**Task instructions:**
Establish how many lines in the material include the string "this" and report it as a lone number.

**Dataset records:**
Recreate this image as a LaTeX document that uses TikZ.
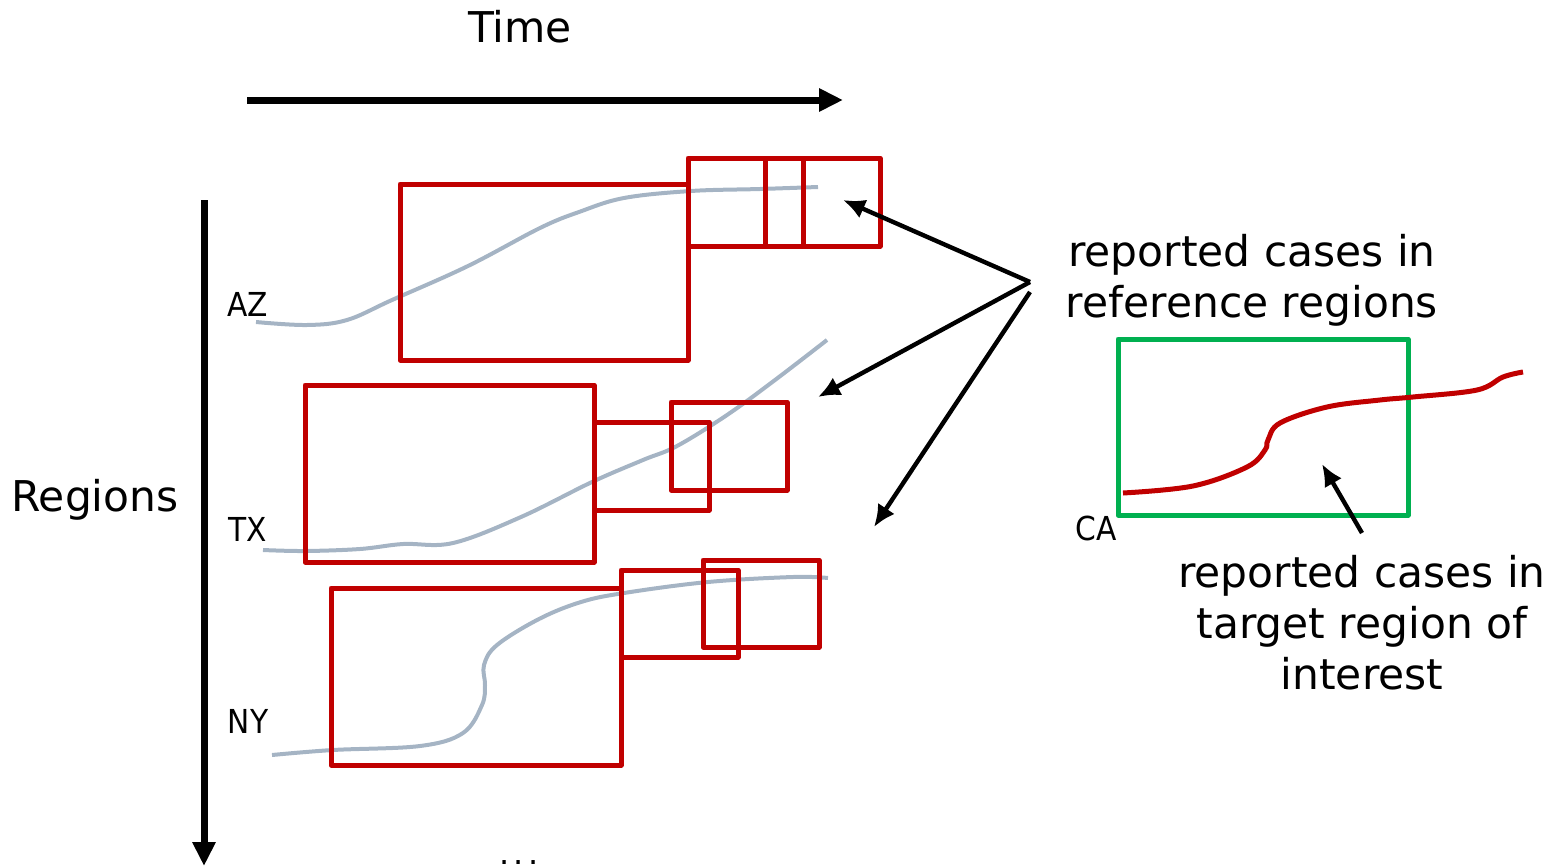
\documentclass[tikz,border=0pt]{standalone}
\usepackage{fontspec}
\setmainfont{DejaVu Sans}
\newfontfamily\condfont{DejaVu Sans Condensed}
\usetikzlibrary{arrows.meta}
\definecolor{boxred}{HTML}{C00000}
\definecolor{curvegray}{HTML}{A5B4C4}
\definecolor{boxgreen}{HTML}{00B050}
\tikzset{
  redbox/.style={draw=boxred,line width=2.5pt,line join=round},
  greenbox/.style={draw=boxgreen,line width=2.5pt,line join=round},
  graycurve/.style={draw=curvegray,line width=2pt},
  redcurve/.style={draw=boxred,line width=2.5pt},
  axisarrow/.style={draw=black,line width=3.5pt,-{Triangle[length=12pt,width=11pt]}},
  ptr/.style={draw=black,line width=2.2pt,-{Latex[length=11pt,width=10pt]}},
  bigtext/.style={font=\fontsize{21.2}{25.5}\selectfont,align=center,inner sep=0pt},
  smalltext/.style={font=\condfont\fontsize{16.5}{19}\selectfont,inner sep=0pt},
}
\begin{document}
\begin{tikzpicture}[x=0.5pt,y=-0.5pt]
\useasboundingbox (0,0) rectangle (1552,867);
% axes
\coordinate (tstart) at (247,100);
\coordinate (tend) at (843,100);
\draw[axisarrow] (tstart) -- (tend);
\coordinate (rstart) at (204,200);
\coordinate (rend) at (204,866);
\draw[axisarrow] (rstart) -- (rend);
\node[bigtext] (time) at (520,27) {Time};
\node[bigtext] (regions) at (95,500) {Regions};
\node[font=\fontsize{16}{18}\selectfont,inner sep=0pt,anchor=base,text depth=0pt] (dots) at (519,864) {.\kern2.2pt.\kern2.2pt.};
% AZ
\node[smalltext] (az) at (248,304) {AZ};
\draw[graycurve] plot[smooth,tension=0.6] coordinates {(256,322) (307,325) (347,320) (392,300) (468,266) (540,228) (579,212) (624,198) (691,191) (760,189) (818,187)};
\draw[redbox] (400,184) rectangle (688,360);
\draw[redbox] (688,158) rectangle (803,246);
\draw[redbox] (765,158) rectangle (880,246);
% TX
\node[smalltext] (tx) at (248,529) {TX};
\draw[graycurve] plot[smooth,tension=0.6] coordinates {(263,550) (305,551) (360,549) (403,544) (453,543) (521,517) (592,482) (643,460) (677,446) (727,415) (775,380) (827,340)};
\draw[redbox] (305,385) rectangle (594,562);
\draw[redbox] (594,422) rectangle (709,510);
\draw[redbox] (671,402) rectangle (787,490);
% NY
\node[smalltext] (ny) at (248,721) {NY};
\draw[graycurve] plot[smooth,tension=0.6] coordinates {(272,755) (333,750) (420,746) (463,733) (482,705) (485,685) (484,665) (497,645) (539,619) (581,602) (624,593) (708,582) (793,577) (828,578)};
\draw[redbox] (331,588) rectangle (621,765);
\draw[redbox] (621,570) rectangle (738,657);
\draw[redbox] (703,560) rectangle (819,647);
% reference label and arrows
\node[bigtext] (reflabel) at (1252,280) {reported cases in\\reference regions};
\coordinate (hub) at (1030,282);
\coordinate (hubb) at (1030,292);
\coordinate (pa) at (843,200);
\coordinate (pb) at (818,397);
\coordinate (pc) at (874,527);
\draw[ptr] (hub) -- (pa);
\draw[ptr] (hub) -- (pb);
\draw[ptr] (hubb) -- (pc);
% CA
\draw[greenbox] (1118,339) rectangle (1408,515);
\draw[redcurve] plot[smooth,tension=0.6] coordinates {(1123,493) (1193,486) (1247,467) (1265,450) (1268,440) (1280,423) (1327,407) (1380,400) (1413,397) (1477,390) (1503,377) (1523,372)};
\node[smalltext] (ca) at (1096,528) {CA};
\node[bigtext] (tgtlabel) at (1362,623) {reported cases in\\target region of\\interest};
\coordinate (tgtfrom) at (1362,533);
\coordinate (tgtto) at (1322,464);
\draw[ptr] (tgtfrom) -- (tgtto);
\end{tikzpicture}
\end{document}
==
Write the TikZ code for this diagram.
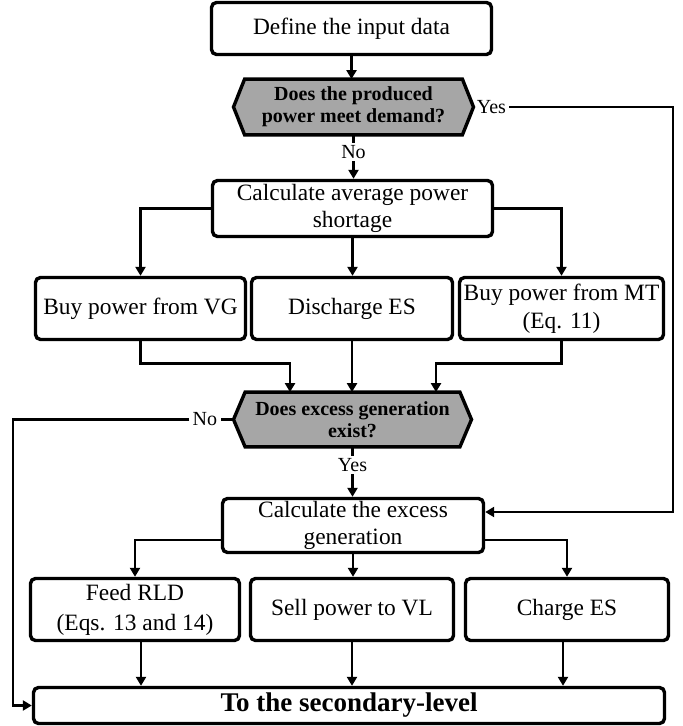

**The completed task:**
2